I’m drawn to dramatic skies, and that looming rain holds more visual appeal for me than the clearest and bluest of atmospheres. I’ve a vivid recollection of swiftly laying down the grays of the sky in that house sketch to the left of yesterday’s scribble. It was so satisfying to capture some essence of that day! Each stroke was deliberate and intentionally restrained, intentionally leaving some parts of the white paper untouched. And suddenly, in a matter of seconds, it emerged. Sometimes, watercolor is infuriating, and sometimes it’s just magic. I live for those latter moments.
_________________ Watercolor and pencil on Strathmore Aquarius II watercolor paper.

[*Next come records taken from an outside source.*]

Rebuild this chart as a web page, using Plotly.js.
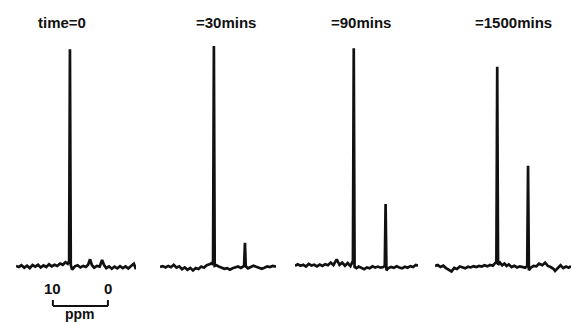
<!DOCTYPE html>
<html>
<head>
<meta charset="utf-8">
<script src="https://cdn.plot.ly/plotly-3.0.1.min.js"></script>
<style>html,body{margin:0;padding:0;background:#fff;}#chart{width:571px;height:322px;}</style>
</head>
<body>
<div id="chart"></div>
<script>
// Panel titles
const titles = ["time=0", "=30mins", "=90mins", "=1500mins"];
// Scale bar labels (ppm)
const scaleTicks = [10, 0];
const scaleUnit = "ppm";

// Panel 1 : time = 0
const ppm0 = [16.7,16.2,15.7,15.2,14.7,14.2,13.7,13.2,12.7,12.2,11.7,11.2,10.7,10.2,9.7,9.2,8.7,8.2,7.7,7.3,7.05,6.9,6.75,6.5,6.0,5.5,5.0,4.5,4.0,3.6,3.25,2.9,2.5,2.0,1.5,1.06,0.7,0.3,-0.2,-0.7,-1.2,-1.7,-2.2,-2.7,-3.2,-3.7,-4.2,-4.7,-5.1];
const int0 = [0.5,0.0,0.8,-0.3,0.6,-0.5,0.9,0.2,1.0,-0.2,0.7,0.0,1.2,0.3,1.0,0.5,1.6,1.0,2.2,1.5,2.5,99,1.0,-1.2,0.3,0.8,-0.2,0.5,0.0,1.0,3.5,0.8,-0.3,0.5,0.2,3.2,0.9,-0.5,0.3,-0.8,0.2,-0.6,0.4,-0.5,0.3,-0.7,0.5,1.5,-1.0];

// Panel 2 : 30 mins
const ppm1 = [16.7,16.2,15.7,15.2,14.7,14.2,13.7,13.2,12.7,12.2,11.7,11.2,10.7,10.2,9.7,9.2,8.7,8.2,7.7,7.3,7.05,6.9,6.75,6.4,6.0,5.5,5.0,4.5,4.0,3.5,3.0,2.5,2.0,1.6,1.4,1.25,1.1,0.7,0.2,-0.3,-0.8,-1.3,-1.8,-2.3,-2.8,-3.3,-3.8,-4.4];
const int1 = [0.0,0.4,-0.2,0.5,-0.1,1.0,-0.3,0.3,-1.0,-0.2,-1.3,-0.4,-1.6,-0.5,-0.9,0.2,-0.3,0.8,1.2,1.8,1.0,100.5,0.5,0.8,0.2,-0.3,-0.8,-0.5,-1.2,-0.6,-0.2,0.2,-0.4,0.3,0.5,11,0.3,-0.6,0.2,0.6,0.1,-0.5,-0.8,-0.3,0.3,0.0,0.5,0.2];

// Panel 3 : 90 mins
const ppm2 = [17.6,17.1,16.6,16.1,15.6,15.1,14.6,14.1,13.6,13.1,12.6,12.1,11.6,11.1,10.6,10.0,9.5,9.0,8.5,8.0,7.5,7.2,7.05,6.9,6.75,6.4,6.0,5.5,5.0,4.5,4.0,3.5,3.0,2.5,2.0,1.5,1.25,1.1,0.95,0.6,0.1,-0.4,-0.9,-1.4,-1.9,-2.4,-2.9,-3.4,-3.9,-4.4,-4.8];
const int2 = [0.5,1.2,0.6,1.0,0.2,1.4,0.7,1.0,0.3,1.1,0.5,1.3,0.8,2.0,0.9,3.5,1.0,2.0,0.6,1.8,0.4,2.0,1.5,99.5,0.0,-0.5,0.2,-0.3,-1.0,-0.2,-0.6,0.3,-0.2,0.2,-0.3,0.0,0.5,28.6,-1.5,-0.5,0.0,-0.4,0.3,-0.2,-0.6,0.1,-0.3,0.4,0.0,0.9,0.6];

// Panel 4 : 1500 mins
const ppm3 = [18.2,17.7,17.2,16.7,16.2,15.7,15.2,14.7,14.2,13.7,13.2,12.7,12.2,11.7,11.2,10.7,10.2,9.7,9.2,8.7,8.2,7.7,7.3,7.05,6.9,6.75,6.4,6.0,5.6,5.2,4.8,4.3,3.8,3.3,2.8,2.3,1.8,1.45,1.3,1.15,0.8,0.3,-0.2,-0.7,-1.3,-1.8,-2.3,-2.8,-3.3,-3.6,-4.1,-4.6,-5.1,-5.6,-6.1,-6.5];
const int3 = [0.5,0.9,0.0,0.6,-0.5,-1.2,-2.0,-0.4,-0.9,0.2,-0.3,-0.6,0.1,-0.2,0.4,0.0,0.5,0.2,0.8,0.3,0.9,0.6,1.8,2.0,91,1.0,2.0,0.8,1.6,0.5,1.2,0.0,0.6,-0.2,0.3,0.0,-0.3,0.5,46,-1.5,-0.3,0.5,0.3,1.5,0.8,2.0,0.5,0.0,-0.8,-1.8,-0.5,0.8,-0.5,0.2,-0.3,0.4];

const W = 571, H = 322;
const px = v => v / W;
const py = v => 1 - v / H;

const series = [[ppm0,int0],[ppm1,int1],[ppm2,int2],[ppm3,int3]];
const axNames = ['x','x2','x3','x4'];
const traces = series.map((s,i) => ({
  x: s[0], y: s[1], type: 'scatter', mode: 'lines',
  xaxis: axNames[i], yaxis: 'y',
  line: {color: '#111', width: 2.7},
  hoverinfo: 'skip'
}));

// pixel spans of each panel and its ppm window
const domainsPx = [[16,136],[160,276],[295,418],[435,571]];
const ranges = [[16.7,-5.1],[16.7,-4.4],[17.6,-4.8],[18.2,-6.5]];
const titleX = [62, 226, 361, 513];

const layout = {
  width: W, height: H,
  margin: {l:0, r:0, t:0, b:0},
  paper_bgcolor: '#fff', plot_bgcolor: '#fff',
  showlegend: false,
  yaxis: {visible: false, range: [-25, 121.4], domain: [0,1], fixedrange: true},
  annotations: [],
  shapes: []
};
axNames.forEach((a,i) => {
  const key = i === 0 ? 'xaxis' : 'xaxis' + (i+1);
  layout[key] = {visible: false, domain: [px(domainsPx[i][0]), px(domainsPx[i][1])],
                 range: ranges[i], anchor: 'y'};
});
const font = {family: 'Liberation Sans, Arial, sans-serif', size: 15, color: '#111', weight: 'bold'};
titles.forEach((t,i) => {
  layout.annotations.push({text: t, xref: 'paper', yref: 'paper', x: px(titleX[i]), y: py(23),
    showarrow: false, xanchor: 'center', yanchor: 'middle', font: font});
});
// scale bar under panel 1 (in ppm of panel 1)
scaleTicks.forEach(v => {
  layout.annotations.push({text: String(v), xref: 'x', yref: 'y', x: v, y: -9.6,
    showarrow: false, xanchor: 'center', yanchor: 'middle', font: font});
});
layout.annotations.push({text: scaleUnit, xref: 'x', yref: 'y', x: (scaleTicks[0]+scaleTicks[1])/2, y: -21.3,
  showarrow: false, xanchor: 'center', yanchor: 'middle', font: Object.assign({}, font, {size: 14})});
const lineStyle = {color: '#111', width: 2};
layout.shapes.push({type: 'line', xref: 'x', yref: 'y', x0: scaleTicks[0], x1: scaleTicks[1], y0: -17.7, y1: -17.7, line: lineStyle});
scaleTicks.forEach(v => {
  layout.shapes.push({type: 'line', xref: 'x', yref: 'y', x0: v, x1: v, y0: -17.7, y1: -15.0, line: lineStyle});
});

Plotly.newPlot('chart', traces, layout, {staticPlot: true, displayModeBar: false});
</script>
</body>
</html>
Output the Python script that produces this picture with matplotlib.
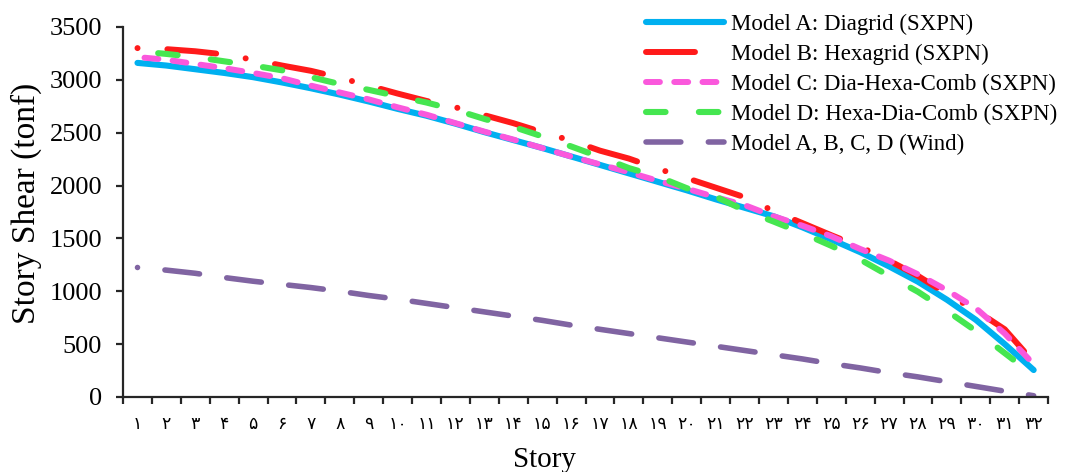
import matplotlib

matplotlib.use("Agg")
import matplotlib.pyplot as plt
from matplotlib.lines import Line2D

plt.rcParams["font.family"] = ["Liberation Serif", "DejaVu Serif"]

# story numbers and their (Persian-digit) tick labels
stories = list(range(1, 33))
story_labels = [
    "۱", "۲", "۳", "۴", "۵", "۶", "۷", "۸", "۹", "۱۰",
    "۱۱", "۱۲", "۱۳", "۱۴", "۱۵", "۱۶", "۱۷", "۱۸", "۱۹", "۲۰",
    "۲۱", "۲۲", "۲۳", "۲۴", "۲۵", "۲۶", "۲۷", "۲۸", "۲۹", "۳۰",
    "۳۱", "۳۲",
]

# story shear (tonf)
model_a = [3160, 3135, 3100, 3065, 3025, 2975, 2920, 2860, 2795, 2725,
           2660, 2585, 2505, 2430, 2355, 2275, 2195, 2115, 2035, 1955,
           1870, 1790, 1710, 1605, 1490, 1370, 1235, 1090, 920, 730,
           500, 255]
model_b = [3300, 3290, 3270, 3240, 3190, 3135, 3085, 3020, 2945, 2870,
           2800, 2740, 2665, 2590, 2505, 2425, 2330, 2255, 2160, 2070,
           1980, 1890, 1760, 1645, 1530, 1420, 1290, 1145, 975, 820,
           640, 330]
model_c = [3215, 3190, 3150, 3110, 3065, 3015, 2945, 2880, 2815, 2740,
           2670, 2590, 2510, 2435, 2355, 2275, 2200, 2125, 2045, 1970,
           1890, 1815, 1710, 1620, 1520, 1400, 1290, 1160, 1010, 840,
           600, 310]
model_d = [3270, 3245, 3215, 3175, 3135, 3090, 3025, 2960, 2905, 2845,
           2785, 2715, 2630, 2555, 2465, 2370, 2270, 2165, 2085, 1975,
           1895, 1765, 1660, 1550, 1430, 1300, 1145, 995, 815, 625,
           415, 205]
wind = [1225, 1200, 1170, 1130, 1095, 1065, 1035, 1000, 960, 925,
        885, 845, 805, 765, 725, 680, 640, 600, 560, 520,
        480, 440, 400, 360, 315, 275, 230, 190, 145, 100,
        55, 12]

series_names = [
    "Model A: Diagrid (SXPN)",
    "Model B: Hexagrid (SXPN)",
    "Model C: Dia-Hexa-Comb (SXPN)",
    "Model D: Hexa-Dia-Comb (SXPN)",
    "Model A, B, C, D (Wind)",
]

# colour, width, dash pattern in plot, dash pattern in legend
styles = [
    ("#00B0F0", 4.4, None, None),
    ("#FF1A1A", 4.3, (0, (0.01, 5.0, 8.2, 5.0)), (0, (8.2, 6.5, 0.01, 4.0))),
    ("#FA58DC", 4.3, (3.55, (2.33, 2.4)), (0, (2.33, 2.4))),
    ("#45E650", 4.4, (5.25, (3.2, 5.45)), (0, (3.2, 5.45))),
    ("#8064A2", 4.0, (6.26, (6.27, 4.95)), (0, (6.27, 4.95))),
]

fig = plt.figure(figsize=(10.67, 4.72), dpi=100)
ax = fig.add_axes([0.1153, 0.1589, 0.867, 0.784])

handles = []
for values, name, (color, lw, ls, leg_ls) in zip(
    [model_a, model_b, model_c, model_d, wind], series_names, styles
):
    kw = dict(color=color, lw=lw, solid_capstyle="round",
              dash_capstyle="round", solid_joinstyle="round")
    if ls is None:
        ax.plot(stories, values, "-", **kw)
        handles.append(Line2D([], [], ls="-", **kw))
    else:
        ax.plot(stories, values, linestyle=ls, **kw)
        handles.append(Line2D([], [], linestyle=leg_ls, **kw))

ax.set_xlim(0.5, 32.5)
ax.set_ylim(0, 3500)
ax.set_yticks(range(0, 3501, 500))

# category axis: ticks between stories, labels at story centres
ax.set_xticks([s - 0.5 for s in stories] + [32.5])
ax.set_xticklabels([])
ax.set_xticks(stories, minor=True)
ax.set_xticklabels(story_labels, minor=True, family=["DejaVu Sans"],
                   fontsize=12.5)
ax.tick_params(axis="x", which="minor", length=0, pad=13)
ax.tick_params(axis="x", which="major", length=5, width=1.6,
               direction="out", color="#262626")
ax.tick_params(axis="y", length=5, width=1.6, direction="out",
               color="#262626", labelsize=19, pad=10)

for side in ("top", "right"):
    ax.spines[side].set_visible(False)
for side in ("left", "bottom"):
    ax.spines[side].set_linewidth(1.6)
    ax.spines[side].set_color("#262626")

ax.set_xlabel("Story", fontsize=21)
ax.xaxis.set_label_coords(0.456, -0.17)
ax.xaxis.label.set_va("center")
ax.set_ylabel("Story Shear (tonf)", fontsize=24)
ax.yaxis.set_label_coords(-0.105, 0.524)
ax.yaxis.label.set_va("center")

ax.legend(handles, series_names, loc="upper right",
          bbox_to_anchor=(1.02, 1.06), frameon=False, fontsize=16.5,
          handlelength=3.4, handletextpad=0.3, labelspacing=0.38,
          borderaxespad=0.0)

fig.savefig("out.png", dpi=100)
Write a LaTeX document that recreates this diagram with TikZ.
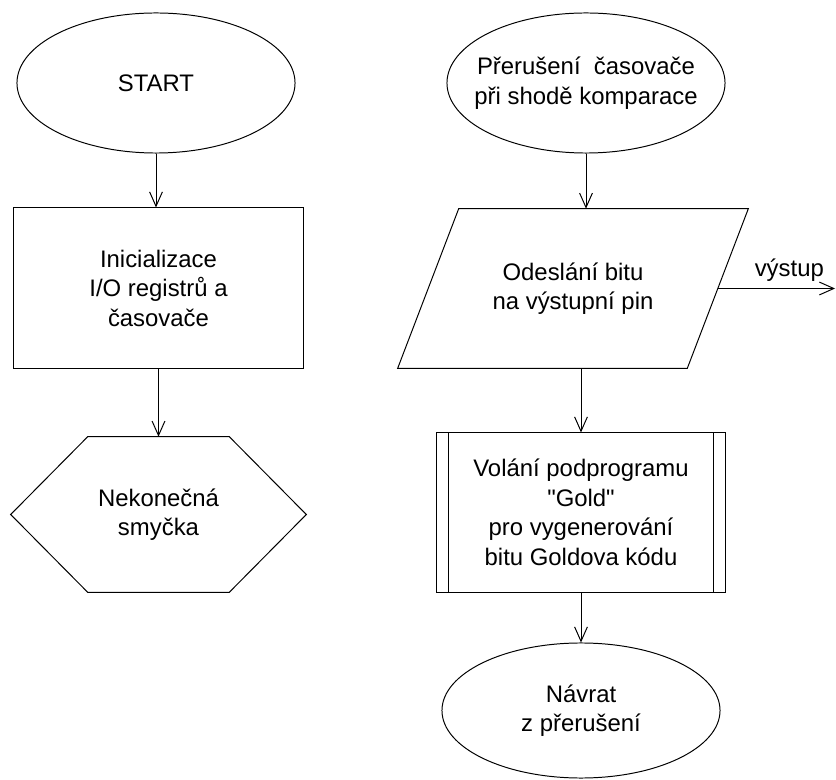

17 April, 2019. This is the edge of town, the place where “rural” begins and the city ends. Beyond this point are farms and two lane blacktop roads, cows, corn, lakes and ponds, rolling hills of trees, and lots and lots of gravel lanes. But here, this is where they meet fast food and gas stations, shopping carts and car washes. Here is where there was a field not long ago, unbulldozed. There was a hill, in fact. And there was not an intersection, so complex and so filled with traffic signals that an instruction manual wouldn’t be out of line. This tree is the only reminder – and a faint one at that! – of what once was. It’s gnarly, and not especially beautiful – even had it a full coat of leaves – and one is left to ponder why, even, did those bulldozers leave this forlorn remnant alone?
___________ Pencil and watercolor on Strathmore Aquarius II watercolor paper.